Anna Malin Mantzaris’ new film animates the feeling of when you've just had enough
There are some situations in the mundane minutiae of everyday life that can make you want to scream: enough! From packing yourself onto a rush hour tube like a slithery sardine to those seemingly awful people that play their music way too loud on public transport. Everyone’s been in the situation where you’ve just missed the bus, weighed down like a donkey with shopping bags. Stop-motion animator Anna Malin Mantzaris, who has worked on projects including Wes Anderson’s Isle of Dogs, has felt similar.
Sparked by Anna’s move to London to study at the RCA, these feelings of ‘enough’ became part of her everyday routine. Rising out of the mundanity of just fantasising about throwing your hands in the air and screaming, she started to think: what if we just went with what we really wanted to do? It was this which inspired the delightfully fed up yet freeing narrative of her award-winning stop-motion animation, aptly titled Enough.

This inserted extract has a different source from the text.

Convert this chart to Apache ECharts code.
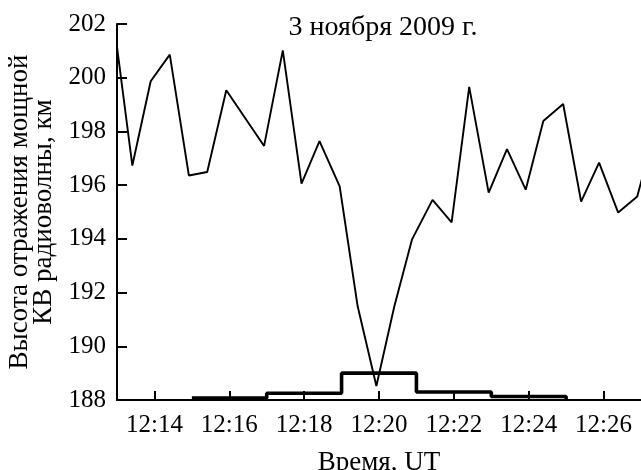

Anna’s process with animation – specifically stop-motion in which she specialises – is naturally meticulous.“The project took about five to six months to make,” she tells It’s Nice That. “It started with the idea, and then I just brainstormed ideas for the different ‘moments’, wrote them down on post-it notes and tried to arrange them in different ways,” she explains of Enough’s beginnings. “I didn’t have any proper script for this particular project. After that, I did a storyboard that I also edited into a timeline, to know the length of each shot. I then reworked this a bit because I didn’t want the film to feel like it was cut off, I think it easily could. So, I tried to do a bit more of a soft beginning, then escalated it, and then in the last scene make it feel a bit more like its being brought back down.”
Following all this careful planning, Anna then began to make the puppets and sets. However, due to the time limiation, each puppet was made simply, “where only the eyebrows, eyes, and replacement moths could be animated.” she explains. “But I think this minimalistic style fits the story.” To enable continuity, Anna also had to reuse most of the puppets, buildings and cards, “in order o manage to have that many characters and environment,” she explains. “I switched around the buildings, and I changed clothes and hair on the puppets to make them look like new characters. If you look closely you can probably recognize some of the faces. The animation is quite time consuming as well, I tried to make between five to six seconds per day (125-150 pictures) but it varied a bit.”
Finding stop motion so satisfying due to its slow nature and the chance to work with her hands and different materials, Anna favours this labour-intensive technique over “sitting in front of a computer” all day. The need for practical solutions and problem solving also lend an ever-evolving process to work. No time for boredom there. As for which scenario in the animation Anna relates to the most? “Personally, I’ve always wanted to lie on the pavement and give up,” she laughs. Which makes two of us. Not that we’d recommend it IRL.